AIM
Scan the data. Collect each line that contains the word "chart".

start RECORDED DATA

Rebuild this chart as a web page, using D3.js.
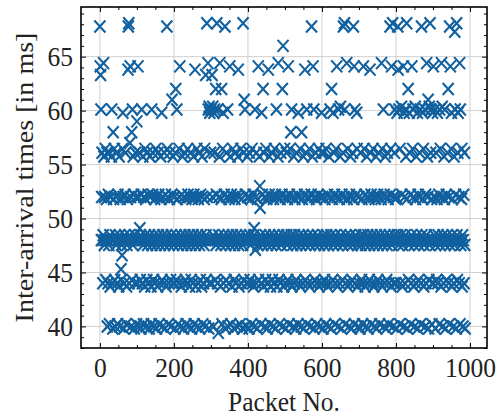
<!DOCTYPE html>
<html>
<head>
<meta charset="utf-8">
<script src="https://d3js.org/d3.v7.min.js"></script>
<style>
  body { margin: 0; background: #fff; }
  text { font-family: "Liberation Serif", "Times New Roman", serif; }
</style>
</head>
<body>
<svg width="497" height="418"></svg>
<script>
// one code letter per packet -> inter-arrival time [ms]
var codeLetters = "abcdefghijklmnopqrstuvwxyzABCDEFGHIJKL";
var codeValues = [39.8, 40.0, 40.2, 43.7, 44.0, 44.3, 47.55, 48.0, 48.45, 51.8, 52.0, 52.2,
  55.75, 56.1, 56.45, 59.8, 60.1, 60.35, 63.8, 64.1, 64.4, 67.8, 68.1,
  58, 62, 66, 57, 59, 61, 63.3, 45.3, 46.6, 49.1, 51, 53, 39.4, 67.3, 47.1];

// packets 0..987, 100 per block (dense bands estimated)
var packetBlocks = [
  "vtDqhknheiumgkhofhjnbhelgncidkhmqehaxjhofbikgnehclhdmibjhEfgFopkhaeilnhcdgjhsvweiAtkbhxfqgmlhaeinkhc",
  "BhetkbhnGfialqhemgckhdoijbhfnglheaimkhdcqglnhfbijehogakhdnilchegmjhpfbikhengalhdivokhcegjnhfbilChemg",
  "hkeanyifqjhcgeokthbidlhmgeakhnifjchgeolhbidkhngfajheimlchsgdkhobiejhngaflhidmkchegjohbDifwkhuqarephn",
  "qheDkribpnqhfyglwheqJikmuhdgjychopeilhvagfnkhqbiejhtmgclhdiokhafgjnheiblhmsgdkhcioejhagwnfChqlibehmk",
  "hekanifgjhcoehldiGbqLkenhajgtfhmIHicephlgydnhkbifohjageshlmicdhkgnfhbjieohlagqdhkmuifchjenghlybzidho",
  "hkeanigjfthcleohxiqdkghbmeijhafnglhcpeikhodgbxhjeimahlsfgnhqckeihjodgbhlvemithqakfgnhjceihlodgbhkenp",
  "hekaingfjhcoeihldgbmhkqeiayhjfpgnhlcieohtkdgbqhjemrihalfgnvhkwqceihujodghbleimhkafgnhvjtcqeihlpodgbh",
  "kehanigfjhcetiohldgbhmkeiahjfgsnhlceihokdgbhjemiahlfgnhkceihjuodghqbleimhkafgnhjceihvlodtghwbkeinqhj",
  "ekapivsgqhcoeihrldghtbpkeiqmhwjahyfgpnhlceithoqkdgbhrjemihpalfghnkqcevihpjodghqbleiuhmkCafrgwhnqjcep",
  "htekiqagnhfjpeihlcqgohdukrbihemjqgahlfinhyekcvgthopdijhbemgKqlhawifnphkeucqghjodibhlenga"
];

var xTicks = [0, 200, 400, 600, 800, 1000];
var yTicks = [40, 45, 50, 55, 60, 65];
var xMinor = d3.range(50, 1001, 50).filter(function(v){ return v % 200 !== 0; });
var yMinor = d3.range(38, 70, 1).filter(function(v){ return v % 5 !== 0; });

var W = 497, H = 418, L = 81, R = 487, T = 7, B = 348;
var blue = "#11609f";
var fontSize = 25.5, stretch = 1.1;

var x = d3.scaleLinear().domain([-51, 1046]).range([L, R]);
var y = d3.scaleLinear().domain([38, 69.6]).range([B, T]);

var svg = d3.select("svg");
svg.append("rect").attr("width", W).attr("height", H).attr("fill", "#fff");

// grid
var grid = svg.append("g").attr("stroke", "#c4c4c4").attr("stroke-width", 0.8);
grid.selectAll("line.gx").data(xTicks).join("line").attr("class", "gx")
  .attr("x1", function(d){ return x(d); }).attr("x2", function(d){ return x(d); })
  .attr("y1", T).attr("y2", B);
grid.selectAll("line.gy").data(yTicks).join("line").attr("class", "gy")
  .attr("y1", function(d){ return y(d); }).attr("y2", function(d){ return y(d); })
  .attr("x1", L).attr("x2", R);

// points
var points = [];
packetBlocks.forEach(function(s, b){
  for (var j = 0; j < s.length; j++) {
    points.push({ packet: b * 100 + j, ms: codeValues[codeLetters.indexOf(s[j])] });
  }
});

svg.append("g").attr("stroke", blue).attr("stroke-width", 2.1).attr("fill", "none")
  .attr("stroke-linecap", "butt")
  .selectAll("path").data(points).join("path")
  .attr("d", function(d){
    var cx = x(d.packet), cy = y(d.ms), a = 5.5, b = 6;
    return "M" + (cx - a) + "," + (cy - b) + "L" + (cx + a) + "," + (cy + b) +
           "M" + (cx - a) + "," + (cy + b) + "L" + (cx + a) + "," + (cy - b);
  });

// axes: inward ticks on all four sides
function addAxis(gen, tr) {
  var g = svg.append("g").attr("transform", tr).call(gen);
  g.select(".domain").remove();
  g.selectAll("line").attr("stroke", "#000").attr("stroke-width", 1);
  g.attr("font-family", null).attr("font-size", null);
  return g;
}
var gx = addAxis(d3.axisBottom(x).tickValues(xTicks).tickSize(-5).tickPadding(8).tickFormat(d3.format("d")), "translate(0," + B + ")");
addAxis(d3.axisBottom(x).tickValues(xMinor).tickSize(-3).tickFormat(""), "translate(0," + B + ")");
addAxis(d3.axisTop(x).tickValues(xTicks).tickSize(-5).tickFormat(""), "translate(0," + T + ")");
addAxis(d3.axisTop(x).tickValues(xMinor).tickSize(-3).tickFormat(""), "translate(0," + T + ")");
var gy = addAxis(d3.axisLeft(y).tickValues(yTicks).tickSize(-5).tickPadding(8).tickFormat(d3.format("d")), "translate(" + L + ",0)");
addAxis(d3.axisLeft(y).tickValues(yMinor).tickSize(-3).tickFormat(""), "translate(" + L + ",0)");
addAxis(d3.axisRight(y).tickValues(yTicks).tickSize(-5).tickFormat(""), "translate(" + R + ",0)");
addAxis(d3.axisRight(y).tickValues(yMinor).tickSize(-3).tickFormat(""), "translate(" + R + ",0)");

[gx, gy].forEach(function(g){
  g.selectAll("text").attr("fill", "#222").style("font-size", fontSize + "px")
    .attr("transform", "scale(1," + stretch + ")");
});

// frame
svg.append("rect").attr("x", L).attr("y", T).attr("width", R - L).attr("height", B - T)
  .attr("fill", "none").attr("stroke", "#000").attr("stroke-width", 1.6);

// axis titles
svg.append("text").attr("text-anchor", "middle").attr("fill", "#222")
  .style("font-size", fontSize + "px")
  .attr("transform", "translate(" + ((L + R) / 2) + ",411) scale(1," + stretch + ")")
  .text("Packet No.");
svg.append("text").attr("text-anchor", "middle").attr("fill", "#222")
  .style("font-size", fontSize + "px")
  .attr("transform", "translate(33," + ((T + B) / 2) + ") scale(1," + stretch + ") rotate(-90)")
  .text("Inter-arrival times [in ms]");
</script>
</body>
</html>
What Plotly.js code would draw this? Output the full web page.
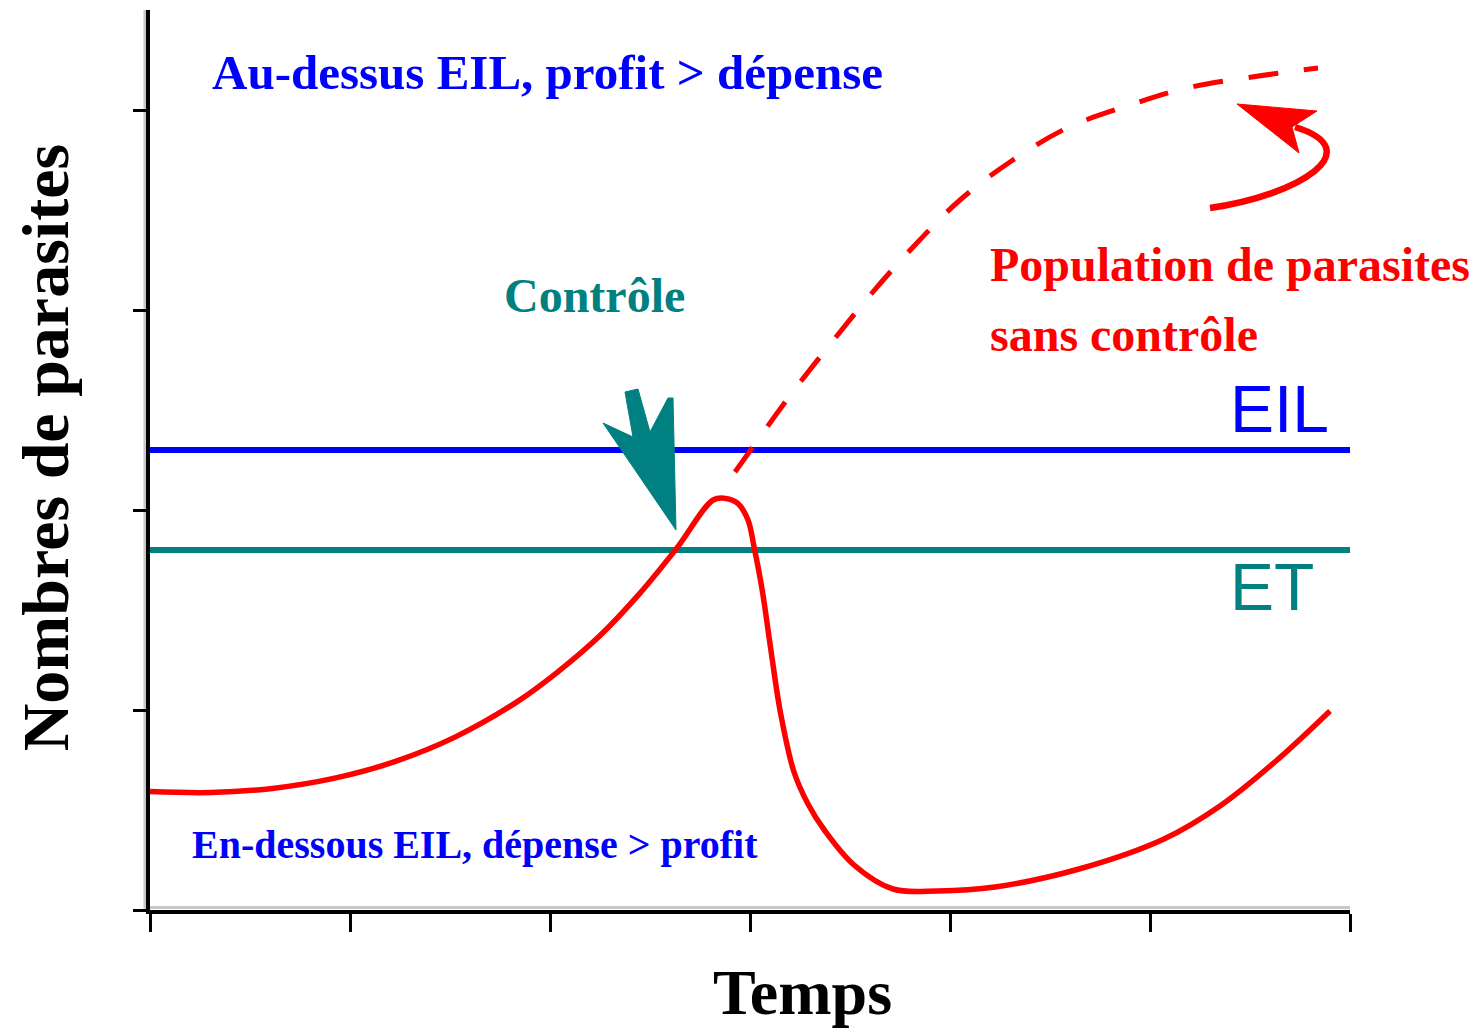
<!DOCTYPE html>
<html>
<head>
<meta charset="utf-8">
<script src="https://cdn.plot.ly/plotly-3.0.1.min.js"></script>
<style>
  html, body { margin: 0; padding: 0; background: #ffffff; }
  #chart { width: 1484px; height: 1031px; }
</style>
</head>
<body>
<div id="chart"></div>
<script>
// ---- Data ----
// Population with control (solid red)
const controlledX = [0, 0.306, 0.612, 0.918, 1.224, 1.53, 1.837, 2.041, 2.245, 2.449, 2.633, 2.816, 2.878, 2.939, 2.99, 3.02, 3.061, 3.102, 3.153, 3.22, 3.29, 3.375, 3.52, 3.715, 3.94, 4.225, 4.645, 5.07, 5.35, 5.63, 5.9];
const controlledY = [0.592, 0.587, 0.608, 0.658, 0.742, 0.867, 1.042, 1.192, 1.367, 1.583, 1.808, 2.05, 2.058, 2.033, 1.95, 1.817, 1.6, 1.317, 0.983, 0.69, 0.53, 0.395, 0.225, 0.105, 0.095, 0.115, 0.205, 0.355, 0.52, 0.745, 0.995];
// Population without control (dashed red)
const uncontrolledX = [2.925, 3.21, 3.41, 3.61, 3.825, 4.05, 4.30, 4.585, 4.885, 5.185, 5.51, 5.84];
const uncontrolledY = [2.19, 2.585, 2.84, 3.085, 3.325, 3.55, 3.74, 3.91, 4.02, 4.11, 4.165, 4.21];
// Threshold levels
const timeSpan = [0, 6];
const eilLevel = [2.3, 2.3];   // Economic injury level
const etLevel = [1.8, 1.8];    // Economic threshold
// Tick positions (no labels)
const xTicks = [0, 1, 2, 3, 4, 5, 6];
const yTicks = [0, 1, 2, 3, 4];

const RED = '#ff0000', BLUE = '#0000ff', TEAL = '#008080';
const SERIF = 'Liberation Serif, Times New Roman, serif';
const SANS = 'Liberation Sans, Arial, sans-serif';

const traces = [
  { x: timeSpan, y: eilLevel, mode: 'lines', line: { color: BLUE, width: 6 }, hoverinfo: 'skip', name: 'EIL' },
  { x: timeSpan, y: etLevel, mode: 'lines', line: { color: TEAL, width: 6 }, hoverinfo: 'skip', name: 'ET' },
  { x: uncontrolledX, y: uncontrolledY, mode: 'lines',
    line: { color: RED, width: 5, dash: '30px,26px', shape: 'spline', smoothing: 1 }, name: 'sans contrôle' },
  { x: controlledX, y: controlledY, mode: 'lines',
    line: { color: RED, width: 5.5, shape: 'spline', smoothing: 1 }, name: 'avec contrôle' }
];

function txt(text, x, y, size, color, family, xanchor, extra) {
  return Object.assign({
    text: text, x: x, y: y, xref: 'x', yref: 'y', showarrow: false,
    xanchor: xanchor || 'left', yanchor: 'middle',
    font: { family: family || SERIF, size: size, color: color, weight: 'bold' }
  }, extra || {});
}

const annotations = [
  txt('Au-dessus EIL, profit &gt; dépense', 0.3, 4.19, 49, BLUE),
  txt('En-dessous EIL, dépense &gt; profit', 0.2, 0.33, 40, BLUE),
  txt('Contrôle', 1.76, 3.075, 48, TEAL),
  txt('Population de parasites', 4.19, 3.23, 48, RED),
  txt('sans contrôle', 4.19, 2.88, 48, RED),
  { text: 'EIL', x: 5.39, y: 2.505, xref: 'x', yref: 'y', showarrow: false, xanchor: 'left', yanchor: 'middle',
    font: { family: SANS, size: 66, color: BLUE } },
  { text: 'ET', x: 5.39, y: 1.615, xref: 'x', yref: 'y', showarrow: false, xanchor: 'left', yanchor: 'middle',
    font: { family: SANS, size: 66, color: TEAL } },
  { text: 'Temps', x: 0.544, y: -0.0922, xref: 'paper', yref: 'paper', showarrow: false,
    xanchor: 'center', yanchor: 'middle', font: { family: SERIF, size: 64, color: '#000000', weight: 'bold' } },
  { text: 'Nombres de parasites', x: -0.0875, y: 0.513, xref: 'paper', yref: 'paper', showarrow: false,
    xanchor: 'center', yanchor: 'middle', textangle: -90,
    font: { family: SERIF, size: 66, color: '#000000', weight: 'bold' } }
];

const shapes = [
  // faint grey shadow of the axes
  { type: 'line', xref: 'paper', yref: 'paper', x0: -0.0042, x1: -0.0042, y0: 0, y1: 1,
    line: { color: '#c8c8c8', width: 3 }, layer: 'below' },
  { type: 'line', xref: 'paper', yref: 'paper', x0: 0, x1: 1, y0: 0.0028, y1: 0.0028,
    line: { color: '#c8c8c8', width: 3 }, layer: 'below' },
  // "Contrôle" arrow (teal, fletched block arrow)
  { type: 'path', xref: 'x', yref: 'y', layer: 'above',
    path: 'M 2.265,2.435 L 2.415,2.365 L 2.375,2.59 L 2.44,2.605 L 2.50,2.39 L 2.59,2.56 L 2.615,2.56 L 2.63,1.90 Z',
    fillcolor: TEAL, line: { color: TEAL, width: 1 } },
  // curved red arrow pointing at the dashed curve
  { type: 'path', xref: 'x', yref: 'y', layer: 'above',
    path: 'M 5.30,3.51 C 5.75,3.575 6.10,3.80 5.725,3.915',
    line: { color: RED, width: 6.5 } },
  { type: 'path', xref: 'x', yref: 'y', layer: 'above',
    path: 'M 5.435,4.03 L 5.835,3.995 L 5.71,3.915 L 5.745,3.785 Z',
    fillcolor: RED, line: { color: RED, width: 1 } }
];

const layout = {
  width: 1484, height: 1031,
  margin: { l: 150, r: 134, t: 10, b: 121, pad: 0 },
  paper_bgcolor: '#ffffff', plot_bgcolor: '#ffffff',
  showlegend: false,
  xaxis: {
    range: [0, 6], showgrid: false, zeroline: false,
    showline: true, linecolor: '#000000', linewidth: 4,
    ticks: 'outside', ticklen: 18, tickwidth: 3, tickcolor: '#000000',
    tickmode: 'array', tickvals: xTicks, showticklabels: false, fixedrange: true
  },
  yaxis: {
    range: [0, 4.5], showgrid: false, zeroline: false,
    showline: true, linecolor: '#000000', linewidth: 4,
    ticks: 'outside', ticklen: 13, tickwidth: 3, tickcolor: '#000000',
    tickmode: 'array', tickvals: yTicks, showticklabels: false, fixedrange: true
  },
  annotations: annotations,
  shapes: shapes
};

Plotly.newPlot('chart', traces, layout, { displayModeBar: false, staticPlot: true });
</script>
</body>
</html>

end RECORDED DATA

EXPECTED ANSWER
Rebuild this chart as a web page, using D3.js.
  #chart { width: 1484px; height: 1031px; }
<div id="chart"></div>
Plotly.newPlot('chart', traces, layout, { displayModeBar: false, staticPlot: true });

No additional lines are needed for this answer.